Actor, writer, and director Sarah Elizabeth Taylor (North Providence, RI) – a Summer Rep veteran and Creative Director at East End Theatre and Performing Arts, stars as Coriolanus. The cast also includes Ryan Alexander as Brutus, a Roman senator and a key figure in the political turmoil depicted in the play; Sophie Bryant as Valeria, a noblewoman from Rome; Shelby Cray (Bristol, RI) as Menenius, a Roman patrician and surrogate father figure to Coriolanus; Hayley Wood as Volumnia, Coriolanus’ mother; and Val Salvador as Virgilia, Corolianus’ wife. Ensemble cast members include Elissa Parente (Cranston, RI) and Elliot Gosselin (Harrisville, RI). With no set and a strong emphasis on character development, cast members are particularly grateful for the ensemble that helps prevent such performances from being “two-dimensional,” according to Stage Manager Gabriella Seal.

“During the building and run of a show, so much time is spent with your cast that quickly your scene partners become your friends – almost instantly,” Taylor said.

“They are the people that get you through the long, hard day, the people you share all your laughs with, and oftentimes the most down to earth, thoughtful people you will meet. No two shows are ever alike; as I always say, ‘You will never do this show again with these same people.’ This is what makes theatre so special.”

“‘Ensemble’ comes from the Latin word ‘insimul,’ meaning ‘in company, together, at the same time.’ As a one-man meritocrat for much of the play, Coriolanus would have hated this – and therein lies his tragic flaw, for no human can function alone,” said Rosa Nguyen (West Warwick, RI), who stars as Tullus Aufidius, Coriolanus’ archenemy. “Love is strength. At its best, each bond we make should bolster the individual, forming a unit more powerful than its individual parts. Like cells in a body or atoms in a molecule, we have gathered in this space and time to tell a remarkable story, and I am thankful to be part of this many-headed, multi-talented team.”

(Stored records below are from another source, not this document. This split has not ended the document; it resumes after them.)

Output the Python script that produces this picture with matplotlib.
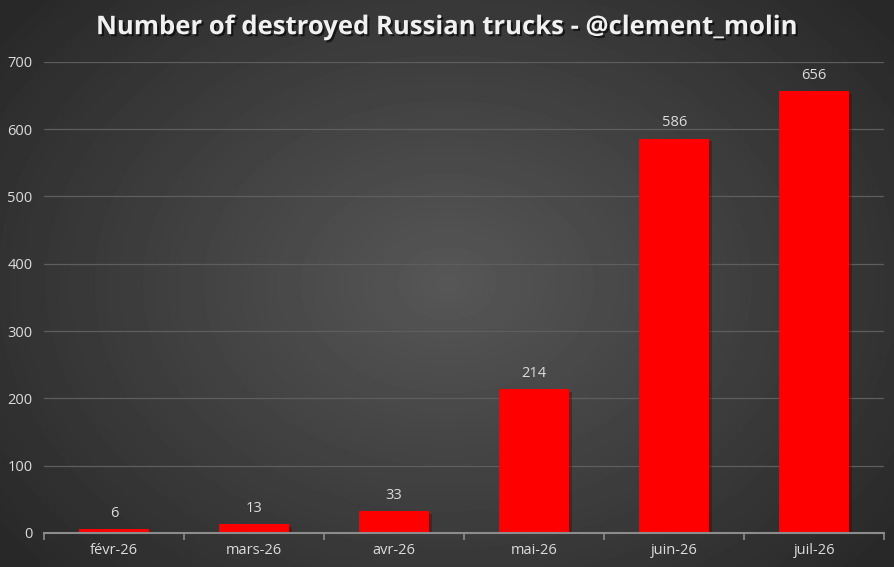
import numpy as np
import matplotlib
matplotlib.use("Agg")
import matplotlib.pyplot as plt
import matplotlib.patheffects as pe

# data
months = ["févr-26", "mars-26", "avr-26", "mai-26", "juin-26", "juil-26"]
trucks = [6, 13, 33, 214, 586, 656]
yticks = [0, 100, 200, 300, 400, 500, 600, 700]

plt.rcParams['font.family'] = ['Open Sans', 'DejaVu Sans']

fig = plt.figure(figsize=(8.95, 5.67), dpi=100)

# radial gradient background
bg = fig.add_axes([0, 0, 1, 1], zorder=0)
yy, xx = np.mgrid[0:567, 0:895]
r = np.sqrt(((xx - 447) / 560.0) ** 2 + ((yy - 283) / 420.0) ** 2)
shade = 0.34 - 0.18 * np.clip(r, 0, 1)
bg.imshow(shade, cmap="gray", vmin=0, vmax=1, aspect="auto",
          extent=[0, 1, 0, 1], interpolation="bilinear")
bg.axis("off")

ax = fig.add_axes([0.049, 0.06, 0.939, 0.831], zorder=1)
ax.patch.set_alpha(0)

x = np.arange(len(months))
bars = ax.bar(x, trucks, width=0.5, color="#ff0000", zorder=3,
              path_effects=[pe.SimplePatchShadow(offset=(2, -2), alpha=0.35),
                            pe.Normal()])
for xi, v in zip(x, trucks):
    ax.text(xi, v + 12, str(v), ha="center", va="bottom",
            color="#dcdcdc", fontsize=10.5)

ax.set_xlim(-0.5, len(months) - 0.5)
ax.set_ylim(0, 700)
ax.set_yticks(yticks)
ax.set_xticks(x)
ax.set_xticklabels(months)
ax.tick_params(axis="y", length=0, colors="#dcdcdc", labelsize=10.5, pad=8)
ax.tick_params(axis="x", length=0, colors="#dcdcdc", labelsize=10.5, pad=7)

# boundary tick marks like Excel
ax.set_xticks(np.arange(-0.5, len(months)), minor=True)
ax.tick_params(axis="x", which="minor", length=5, color="#8c8c8c", width=1.2)

ax.grid(axis="y", color="#5e5e5e", linewidth=0.9, zorder=0)
for s in ["top", "right", "left"]:
    ax.spines[s].set_visible(False)
ax.spines["bottom"].set_color("#8c8c8c")
ax.spines["bottom"].set_linewidth(1.5)
ax.spines["bottom"].set_zorder(4)

fig.text(0.5, 0.953, "Number of destroyed Russian trucks - @clement_molin",
         ha="center", va="center", color="#f0f0f0", fontsize=18.5,
         fontweight="bold",
         path_effects=[pe.withSimplePatchShadow(offset=(1.5, -1.5),
                                                 shadow_rgbFace="black",
                                                 alpha=0.6)])

fig.savefig("out.png", dpi=100)
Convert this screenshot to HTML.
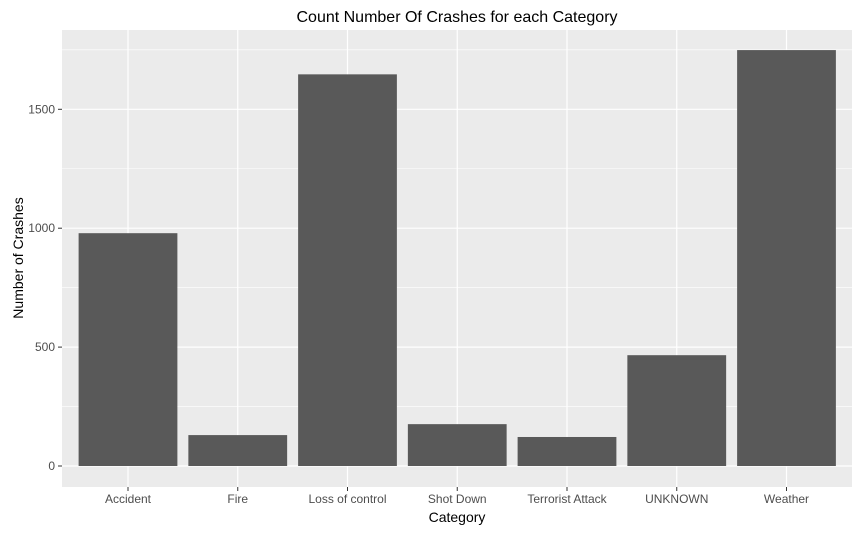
<!DOCTYPE html>
<html><head><meta charset="utf-8"><style>
body{margin:0;background:#fff;}
svg text{font-family:"Liberation Sans",Arial,sans-serif;}
</style></head><body>
<svg id="chart" width="860" height="532">
<text x="457" y="22" text-anchor="middle" font-size="16" fill="#000">Count Number Of Crashes for each Category</text>
<rect x="62" y="30" width="790" height="457" fill="#ebebeb"/>
<g id="grid"></g><g id="bars"></g><g id="axes"></g>
<text x="457" y="522" text-anchor="middle" font-size="14" fill="#000">Category</text>
<text transform="translate(23,258) rotate(-90)" text-anchor="middle" font-size="14" fill="#000">Number of Crashes</text>
</svg>
<script>
const categories=["Accident","Fire","Loss of control","Shot Down","Terrorist Attack","UNKNOWN","Weather"];
const counts=[979,130,1647,176,122,466,1749];
const yTicks=[0,500,1000,1500];
const NS="http://www.w3.org/2000/svg";
const y0=466,k=(466-109.3)/1500;
const y=v=>y0-v*k;
const step=(786.5-128)/6;
const x=i=>128+i*step;
function mk(tag,attrs,parent,txt){const e=document.createElementNS(NS,tag);for(const a in attrs)e.setAttribute(a,attrs[a]);if(txt!==undefined)e.textContent=txt;document.getElementById(parent).appendChild(e);return e;}
const minor=[250,750,1250,1750];
minor.forEach(v=>{const l=mk("line",{x1:62,x2:852,y1:y(v),y2:y(v),stroke:"#fff","stroke-width":0.6},"grid");

});
yTicks.forEach(v=>{const l=mk("line",{x1:62,x2:852,y1:y(v),y2:y(v),stroke:"#fff","stroke-width":1.2},"grid");


const t=mk("text",{x:55,y:y(v)+4,"text-anchor":"end","font-size":12,fill:"#4d4d4d"},"axes",String(v));


mk("line",{x1:58,x2:62,y1:y(v),y2:y(v),stroke:"#333"},"axes");});
categories.forEach((c,i)=>{const l=mk("line",{x1:x(i),x2:x(i),y1:30,y2:487,stroke:"#fff","stroke-width":1.2},"grid");


const w=step*0.9;
const r=mk("rect",{x:x(i)-w/2,y:y(counts[i]),width:w,height:y(0)-y(counts[i]),fill:"#595959"},"bars");


mk("line",{x1:x(i),x2:x(i),y1:487,y2:491,stroke:"#333"},"axes");
const t=mk("text",{x:x(i),y:503,"text-anchor":"middle","font-size":12,fill:"#4d4d4d"},"axes",c);

});
</script>
</body></html>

This weekend’s show is also a fundraiser for the theater students’ annual trip to the Region 1 Kennedy Center American College Theater Festival (KCACTF), which honors excellence of overall production and offers student artists individual recognition through awards and scholarships in playwriting, acting, criticism, directing, and design. Students are selected to compete in the KCACTF based on nominations stemming for their performances during the calendar year.